Le cosmos mystique d'Hildegarde de Bingen

Né en 1098 à Bemersheim (Rhénanie), Hildegarde est la benjamine de onze enfants. Très jeune, elle a des visions, ce qui convainc ses parents de la consacrer à Dieu. A 8 ans, elle entre au couvent de Disibodenberg où elle apprend l’écriture et le latin. On lui refuse cependant l’enseignement du trivium (grammaire, dialectique et rhétorique) et du quadrivium (arithmétique, géométrie, musique et astronomie). Ainsi, pour son époque, elle est considérée comme ignorante.
Très prolifique, elle écrit de nombreux ouvrages sur l’histoire naturelle et l’usage des plantes médicinales. Elle est également l’auteure de compositions musicales qui sont encore à l’origine de sa notoriété actuelle.
A 38 ans, devenue abbesse du couvent, elle estime qu’elle a reçu l’ordre de Dieu de rendre ses visions publiques. Encourager par le pape Eugène III, sa notoriété grandie, et elle devient connue dans toute l’Europe. De nombreuses jeunes filles nobles souhaitent étudier auprès d’elle. Hildegarde décide alors de quitter Disibodenberg pour fonder son propre couvent à Rupertsberg, une colline qui domine le Rhin. Elle obtient la protection de Fréderic Barberousse (1122-1190), empereur du Saint-Empire Romain Germanique, et Rupertsberg devient l’un des plus prestigieux couvents d’Europe.
Les écrits et visions d’Hildegarde témoignent des connaissances scientifiques de son époque, mais également de l’aura intellectuelle dont bénéficiaient les femmes des couvents du Moyen Age.
LE SCIVIAS
Ecrit entre 1141 et 1151, l’ouvrage regroupe 26 visions d’Hildegarde. Son titre réunit en un seul mot le verbe latin scire (savoir) et via (la voie).
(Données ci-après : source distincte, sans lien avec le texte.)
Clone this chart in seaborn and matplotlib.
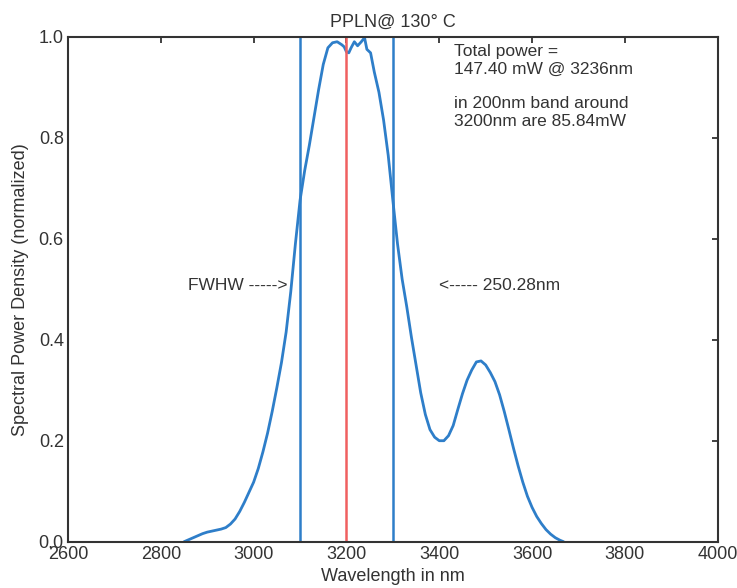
import matplotlib
matplotlib.use("Agg")
import matplotlib.pyplot as plt
import seaborn as sns
import pandas as pd

wavelength = [2850, 2860, 2870, 2880, 2890, 2900, 2910, 2920, 2930, 2940, 2950, 2960, 2970,
              2980, 2990, 3000, 3010, 3020, 3030, 3040, 3050, 3060, 3070, 3080, 3090, 3100,
              3110, 3120, 3130, 3140, 3150, 3160, 3170, 3180, 3190, 3195, 3200, 3205, 3210,
              3217, 3224, 3232, 3239, 3244, 3252, 3260, 3270, 3280, 3290, 3300, 3310, 3320,
              3330, 3340, 3350, 3360, 3370, 3380, 3390, 3400, 3410, 3420, 3430, 3440, 3450,
              3460, 3470, 3480, 3490, 3500, 3510, 3520, 3530, 3540, 3550, 3560, 3570, 3580,
              3590, 3600, 3610, 3620, 3630, 3640, 3650, 3660, 3668]
density = [0.000, 0.004, 0.008, 0.012, 0.016, 0.019, 0.021, 0.023, 0.025, 0.028, 0.035, 0.045, 0.060,
           0.078, 0.098, 0.118, 0.145, 0.178, 0.215, 0.258, 0.305, 0.355, 0.415, 0.495, 0.590, 0.676,
           0.735, 0.785, 0.840, 0.895, 0.945, 0.978, 0.988, 0.990, 0.984, 0.980, 0.970, 0.968, 0.978,
           0.990, 0.982, 0.990, 0.998, 0.975, 0.968, 0.930, 0.890, 0.835, 0.765, 0.676, 0.590, 0.520,
           0.465, 0.405, 0.350, 0.295, 0.252, 0.222, 0.207, 0.200, 0.200, 0.210, 0.230, 0.262, 0.293,
           0.320, 0.340, 0.356, 0.358, 0.350, 0.335, 0.317, 0.291, 0.258, 0.222, 0.185, 0.150, 0.118,
           0.090, 0.068, 0.050, 0.036, 0.024, 0.015, 0.008, 0.003, 0.000]
fwhm_edges = [3100, 3300]
center_line = 3200
xticks = [2600, 2800, 3000, 3200, 3400, 3600, 3800, 4000]
yticks = [0.0, 0.2, 0.4, 0.6, 0.8, 1.0]

sns.set_style("white")
plt.rcParams['font.family'] = ['Liberation Sans', 'DejaVu Sans']

blue = "#2e7ec9"
red = "#f06060"
txt = "#333333"

fig = plt.figure(figsize=(7.37, 5.88), dpi=100)
ax = fig.add_axes([0.0923, 0.0787, 0.8815, 0.8589])

df = pd.DataFrame({"Wavelength": wavelength, "Density": density})
sns.lineplot(data=df, x="Wavelength", y="Density", ax=ax, color=blue, linewidth=2.0, sort=False)
for xe in fwhm_edges:
    ax.axvline(xe, color=blue, linewidth=1.8)
ax.axvline(center_line, color=red, linewidth=1.8)

ax.set_xlim(2600, 4000)
ax.set_ylim(0, 1)
ax.set_xticks(xticks)
ax.set_yticks(yticks)
ax.set_xticklabels([str(t) for t in xticks])
ax.set_yticklabels([f"{t:.1f}" for t in yticks])
ax.tick_params(direction="in", top=True, right=True, length=4.5, width=1.3,
               colors=txt, labelsize=13, pad=3)
for s in ax.spines.values():
    s.set_color(txt)
    s.set_linewidth(1.5)

ax.set_xlabel("Wavelength in nm", fontsize=13, color=txt, labelpad=4)
ax.set_ylabel("Spectral Power Density (normalized)", fontsize=13, color=txt, labelpad=7)
ax.set_title("PPLN@ 130° C", fontsize=13, color=txt, pad=7)

ax.text(3432, 0.985, "Total power =\n147.40 mW @ 3236nm\n\nin 200nm band around\n3200nm are 85.84mW",
        fontsize=12.5, color=txt, va="top", ha="left", linespacing=1.2)
ax.text(3073, 0.507, "FWHW ----->", fontsize=12.5, color=txt, va="center", ha="right")
ax.text(3400, 0.507, "<----- 250.28nm", fontsize=12.5, color=txt, va="center", ha="left")

fig.savefig("out.png", dpi=100, facecolor="white")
On peut ainsi le traduire par « Sache les voies [de Dieu]».

REPRESENTATION DE L'UNIVERS SELON HILDEGARDE DE BINGEN
Dans sa troisième vision, l’auteure décrit l'Univers comme « une formation géante ronde, imprécise » qui « s’affine vers le haut comme un œuf ». Il est entouré du feu de la vengeance divine et d'une nuée sombre (les projets du diable). Trois torches (la Trinité) alignées en haut au-dessus d'un globe de flammes rougeoyantes (Le Christ) alimentent le feu lumineux, d'où sort une sorte de vent (la parole de Dieu). Une autre source de vent et un feu ténébreux (propos et piège du diable) agitent la nuée sombre qui abrite l'éther où baigne un globe ardent (la Lune) surmonté de nouvelles torches (les lumières de l'ancien et du nouveau testament) et une multitude de sphères brillantes (les étoiles et les œuvres bienheureuses). Dans l'éther, une troisième source de vent représente un message, né de l'unité de la foi et destiné au secours des hommes. Enfin, au milieu du monde, la Terre est représentée sous la forme d'un globe, composée de l'eau et de l'air.
LE LIVRE DES HEURES DIVINES

SELON HILDEGARDE, LE MICROCOSME HUMAIN EST A L'IMAGE DU MACROCOSME CÉLESTE :
LE PREMIER SE COMPOSE DE QUATRE HUMEURS
TOUT COMME L'UNIVERS SE COMPOSE DE QUATRE ÉLÉMENTS
Rédiger en 1162, le Liber Divinorum Operum (le livre des heures divines) propose une vision originale du monde, mi-allégorie mystique, mi-modèle scientifique, mélange de spiritualité chrétienne et de théories pythagoriciennes. Hildegarde y décrit un univers composé de sphères concentriques, centrées sur la Terre. Elle développe une idée fort commune au Moyen-âge, à savoir que le microcosme humain est à l’image du macrocosme céleste. « Dans la rotondité de la tête humaine, c’est la rotondité du firmament que l’on retrouve. Les dimensions justes et rigoureuses du firmament correspondent aux mêmes dimensions de la tête de l’homme ». La construction du corps humain reflète celle de l’univers physique, à chaque élément de son corps correspond un objet céleste. Ainsi, la tête de l'homme est ronde comme le ciel, il possède sept orifices (les sept planètes connues à l'époque), et il a deux yeux : le Soleil et la Lune.
Les éléments célestes peuvent agir sur les humeurs de l’homme, et les dérangements célestes peuvent être à l’origine des maladies. Mais Hildegarde prend soin de distinguer sa théorie des interprétations astrologiques. Ainsi, ses théories avaient un certain caractère scientifique dans la mesure où elles étaient réfutables. Et d’ailleurs aujourd’hui réfutées, elles n’ont plus d’intérêt que pour l’histoire des sciences.